Highlander: The Source

Feb 24, 2007 22:52

"Now, we watch the Highlander movie!"
"I need more wine." -- Ith & I



Ooo! It's Duncan MacLeod. He needs to shave.

He's the Highlander, he's Immortal, and a super hero! Jump off the building and attack!

Oh, my... He actually jumped!

The little scroll that shows peoples name and occupation is too funny.

OK... this is way too much like a super hero comic book movie... He needs to stop posing and attack.

OK... who's the guy in the funny half mask... It's the super villain! Can he actually see in that thing?

Methos has lost his secret identity... The poor man.

"The light of the cosmos is literally reaching out to us." What, the universe wants to reach out and touch someone? Use a damn phone.

The whole movie takes place 'Across town - same time'. Time has stopped! The end is nigh. Oh, wait, it probably is.

That poor sword... I wouldn't use a sword to cut through a metal chain.

And, why was the doors chained shut when there was a gung-ho security guard inside?

Look, it's a jawa! Oh, wait... it's a woman, who's acting like a jawa.

What the hell? There's tv and internet access, and power in a post-apocalyptic city. OK... realistic... not!

A cardinal with a coif like a punk rocker... Yeah, right...

Glowing sand good... Guy in weird half mask bad...

The fighting works better if they actually fight instead of just wave their swords around...

Shoot him again! Shoot him again! You know you want to, Joe! Shoot him! It'll make you feel better!

God! The hair, and the outfit... That is so not a Cardinal look...

"Leather's a really good look for you, Methos." Oh, he is so right...

Ith just made a comment, "And, now, they meet Jabba the Hutt." Oh, she was so right.

OK... singing guardians are so passe...

You killed Joe! You bastard!

The only good thing I can think about this movie is... well... there are two things. A) I can probably get some nice icons out of the visuals... maybe, and B) I'll have forgotten 99% of the plot in a few weeks, just lke I did with Endgame...

"Anna, this doesn't make sense."
"Yes, it does." -- Ummm... no, it doesn't

At least we have a time line, thanks to the little scrolling letters.

Cannibals in the Baltic Sea?! Who knew... I sure didn't!

How many times are we going to see the hanging dead man? It's like the director was trying to do something artistic with a hanging corpse...

Oh, the guys covering the Queen song? Bad, bad, bad, bad, baaaaaaad!

I need more wine.

Oh look, there's no gas in the abandoned gas station. Gasp of shock and awe.

I think Ith's right... Reggie does have a bottomless flask.

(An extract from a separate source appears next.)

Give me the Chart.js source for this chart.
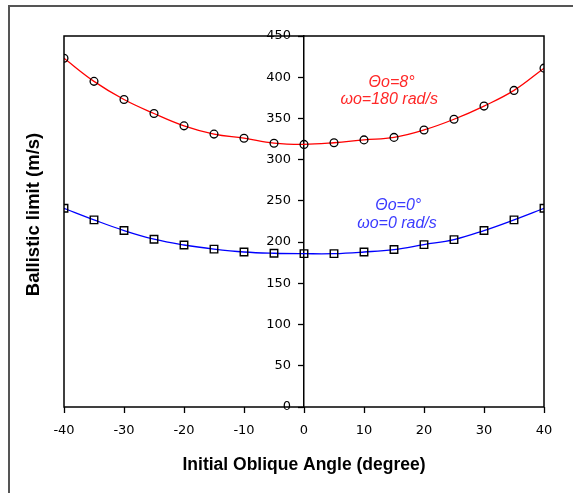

Bah... I actually liked Reggie.

"Now, what?"
"It's a horror movie, Methos. What do you think?" -- Methos and Ith

Giovanni needs beheading... He's a whiny little boy. And, he's insane.

Ith came up with a good point... It's all the peroxide in his hair.

When Anna gets to the source, the Guardian in the background... -snort- He's like a prancing little pony or a fairie...

-sigh- Duncan and his boy scout complex... Someone hit him. Please...

Okay, obviously, someone did hit Methos upside the head. He left his sword in a tree while being chased by cannibals. idiot.

Wow, I'm surprised the planets haven't hit each other.

Yeah, we want to watch the Guardian fondle his sword...

Wow, it's Highlander meets the Matrix.

Wow... she's in a cosmic dryer on spin cycle!

OK, the whole waving of the swords doesn't look cool, it looks stupid.

When did Anna's hair get braided?! The whole cosmic alignment must of come with a hair stylist and make-up artist...

"He leaps like Peter Pan!"
"I need more wine." -- Ith and I

"It's freeze dried baby!"
-rolls eyes- -- Ith and I

That's it?

That's it?

WTF?!?

OK... that was worse than Vampire Cop, and considering that was soft porn and had no plot, no acting, no nothing, that's pretty damn bad.